Dr. Meg S. Paceley awarded 2022 Gene A. and Gretchen Budig Award for Excellence in Teaching

The KU School of Social Welfare is pleased to announce the 2021-2022 Gene A. and Gretchen Budig Award for Excellence in Teaching. This year’s recipient demonstrates excellence in their teaching methods, offers unique mentorship and availability to students during this time, and contributes substantially to the BSW, MSW, and/or doctoral programs in which their teaching focuses. This year’s Budig Award recipient is Meg S. Paceley.

In recognition of contributions to students in the KU School of Social Welfare and to the elevation of justice in social work education more broadly, Dr. Meg Paceley is honored with the Budig Award for Excellence in Teaching. Meg describes her teaching philosophy this way, “I utilize a critical pedagogy to guide my teaching, with the aim of de-centering privileged identities, emphasizing historically marginalized and underrepresented communities, and deconstruct the role that power and privilege have played in knowledge production and social work education and practice.” Meg’s teaching works to facilitate growth among students by “modeling equitable leadership and teaching practices, promoting active engagement in justice and equity, and engaging with critical self-awareness practices in the classroom and course assignments.” While modeling equitable teaching practices, Meg names these practices for students, which allows them to see how they might relate to their future social work practice.

To minimize her own power, most of Meg’s assignments provide options for students to choose the format and/or focus that best meets their learning style and needs. For example, in SW 873, the final assignment gives students the option of format and focus. In a BSW course, Meg created a “choose your own social justice adventure” assignment where students engaged in low stakes assignments to both learn about and promote social justice. Options include a “social justice bingo” game where students read the news media to find social justice related topics (e.g. anti-trans rhetoric, healthcare access/affordability, gender-based violence) and a “meme this” activity where students create social justice oriented memes.

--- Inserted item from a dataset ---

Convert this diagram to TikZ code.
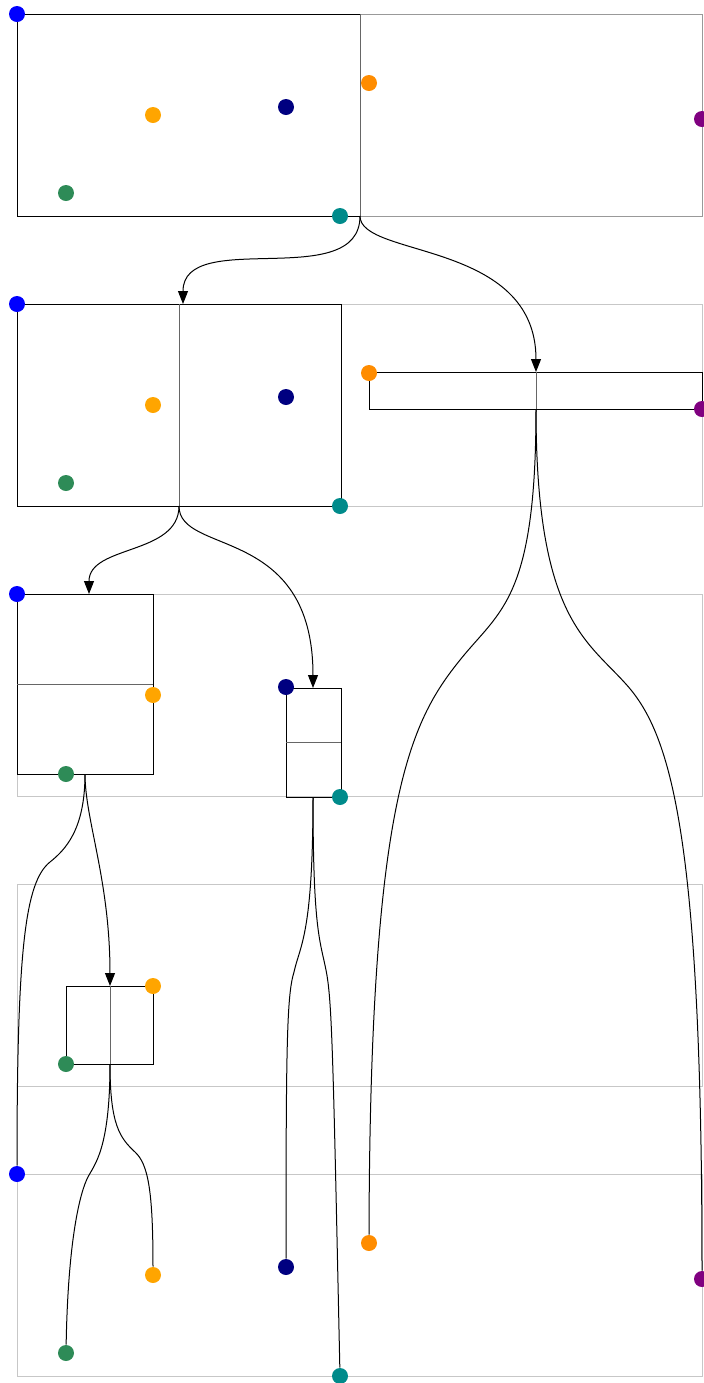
\documentclass[tikz,border=0pt]{standalone}
\usetikzlibrary{arrows.meta}
\definecolor{ptblue}{HTML}{0000FF}
\definecolor{ptorange}{HTML}{FFA500}
\definecolor{ptnavy}{HTML}{000080}
\definecolor{ptdorange}{HTML}{FF8C00}
\definecolor{ptpurple}{HTML}{800080}
\definecolor{ptgreen}{HTML}{2E8B57}
\definecolor{ptteal}{HTML}{008B8B}

\begin{document}
\begin{tikzpicture}[x=0.5pt,y=-0.5pt,line width=0.5pt,>={Triangle[length=6.5pt,width=5pt]}]
  \tikzstyle{panel}=[draw=black!22]
  \tikzstyle{cell}=[draw=black]
  \tikzstyle{split}=[draw=black!60]
  \tikzstyle{dot}=[circle,inner sep=0pt,minimum size=8pt]
  \useasboundingbox (0,0) rectangle (703,1383);

  % one panel per level of the tree
  \draw[panel,draw=black!40] (17,14) rectangle (702,216);
  \draw[panel] (17,304) rectangle (702,506);
  \draw[panel] (17,594) rectangle (702,796);
  \draw[panel] (17,884) rectangle (702,1086);
  \draw[panel] (17,1174) rectangle (702,1376);

  % cells and their splits
  \draw[cell] (360,14) -- (17,14) -- (17,216) -- (360,216);
  \draw[split] (360,14) -- (360,216);
  \draw[cell] (17,304) rectangle (341,506);
  \draw[split] (179,304) -- (179,506);
  \draw[cell] (369,372) rectangle (702,409);
  \draw[split] (536,372) -- (536,409);
  \draw[cell] (17,594) rectangle (153,774);
  \draw[split] (17,684) -- (153,684);
  \draw[cell] (286,688) rectangle (341,797);
  \draw[split] (286,742) -- (341,742);
  \draw[cell] (66,986) rectangle (153,1064);
  \draw[split] (110,986) -- (110,1064);

  % points, level 1
  \node[dot,fill=ptblue] (blue1) at (17,14) {};
  \node[dot,fill=ptorange] (orange1) at (153,115) {};
  \node[dot,fill=ptnavy] (navy1) at (286,107) {};
  \node[dot,fill=ptdorange] (dorange1) at (369,83) {};
  \node[dot,fill=ptpurple] (purple1) at (702,119) {};
  \node[dot,fill=ptgreen] (green1) at (66,193) {};
  \node[dot,fill=ptteal] (teal1) at (340,216) {};
  % level 2
  \node[dot,fill=ptblue] (blue2) at (17,304) {};
  \node[dot,fill=ptorange] (orange2) at (153,405) {};
  \node[dot,fill=ptnavy] (navy2) at (286,397) {};
  \node[dot,fill=ptdorange] (dorange2) at (369,373) {};
  \node[dot,fill=ptpurple] (purple2) at (702,409) {};
  \node[dot,fill=ptgreen] (green2) at (66,483) {};
  \node[dot,fill=ptteal] (teal2) at (340,506) {};
  % level 3
  \node[dot,fill=ptblue] (blue3) at (17,594) {};
  \node[dot,fill=ptorange] (orange3) at (153,695) {};
  \node[dot,fill=ptnavy] (navy3) at (286,687) {};
  \node[dot,fill=ptgreen] (green3) at (66,774) {};
  \node[dot,fill=ptteal] (teal3) at (340,797) {};
  % level 4
  \node[dot,fill=ptorange] (orange4) at (153,986) {};
  \node[dot,fill=ptgreen] (green4) at (66,1064) {};
  % leaves
  \node[dot,fill=ptblue] (blue5) at (17,1174) {};
  \node[dot,fill=ptorange] (orange5) at (153,1275) {};
  \node[dot,fill=ptnavy] (navy5) at (286,1267) {};
  \node[dot,fill=ptdorange] (dorange5) at (369,1243) {};
  \node[dot,fill=ptpurple] (purple5) at (702,1279) {};
  \node[dot,fill=ptgreen] (green5) at (66,1353) {};
  \node[dot,fill=ptteal] (teal5) at (340,1376) {};

  % where the edges leave and enter
  \coordinate (r) at (360,216);
  \coordinate (l) at (183,304);
  \coordinate (lb) at (179,506);
  \coordinate (rt) at (536,372);
  \coordinate (rb) at (536,409);
  \coordinate (ll) at (89,594);
  \coordinate (llb) at (85,774);
  \coordinate (lr) at (313,688);
  \coordinate (lrb) at (313,797);
  \coordinate (llr) at (110,986);
  \coordinate (llrb) at (110,1064);
  \coordinate (w5) at (460,660);
  \coordinate (w6) at (625,683);
  \coordinate (w7) at (50,862);
  \coordinate (w9) at (294,972);
  \coordinate (w10) at (326,970);
  \coordinate (w11) at (88,1177);
  \coordinate (w12) at (135,1152);

  \draw[->] (r) to[out=-90,in=90] (l);
  \draw[->] (r) to[out=-90,in=90,out distance=21pt,in distance=66pt] (rt);
  \draw[->] (lb) to[out=-90,in=90] (ll);
  \draw[->] (lb) to[out=-90,in=90,out distance=25pt,in distance=82pt] (lr);
  \draw[->] (llb) to[out=-90,in=90,out distance=23pt,in distance=53pt] (llr);
  \draw (rb) .. controls (536,600) and (500,610) .. (w5) .. controls (410,722) and (370,800) .. (dorange5);
  \draw (rb) .. controls (536,615) and (585,639) .. (w6) .. controls (670,732) and (702,830) .. (purple5);
  \draw (llb) .. controls (85,830) and (65,850) .. (w7) .. controls (25,882) and (17,950) .. (blue5);
  \draw (lrb) .. controls (313,935) and (300,945) .. (w9) .. controls (287,995) and (286,1040) .. (navy5);
  \draw (lrb) .. controls (313,930) and (320,940) .. (w10) .. controls (332,1000) and (333,1050) .. (teal5);
  \draw (llrb) .. controls (110,1150) and (94,1165) .. (w11) .. controls (80,1192) and (68,1240) .. (green5);
  \draw (llrb) .. controls (110,1125) and (120,1138) .. (w12) .. controls (148,1164) and (153,1190) .. (orange5);
\end{tikzpicture}
\end{document}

Among Meg’s instructional innovations are the incorporation of arts-based pedagogy and ungrading practices. These approaches have often contributed to a classroom context supportive of growth. For example, to intervene in challenging dynamics in a section of SW 873, Meg created a class activity that required students to engage in the creation

of art to represent their learning about gender & sexuality up to that point. “Students talked and laughed and listened to music while creating posters, paintings, masks, and poetry and then shared them with each other. The classroom dynamic shifted after that class.” Meg has experimented with different approaches to ungrading, most of which involve intensive feedback, grading assignments as complete instead of with points, and providing opportunities for revision and resubmission.

The Budig Award also recognizes Meg’s work to impact social work education more broadly. Here, in addition to publishing several recent articles describing innovations to and evaluations of courses, exploring the role of LGBTQ social work students and faculty, and examining the experiences of students during the COVID-19 pandemic, Meg recently took the lead in organizing and facilitating a national town hall on anti-trans policies and social work education (on March 31), which included six national speakers and attracted nearly 500 registrants.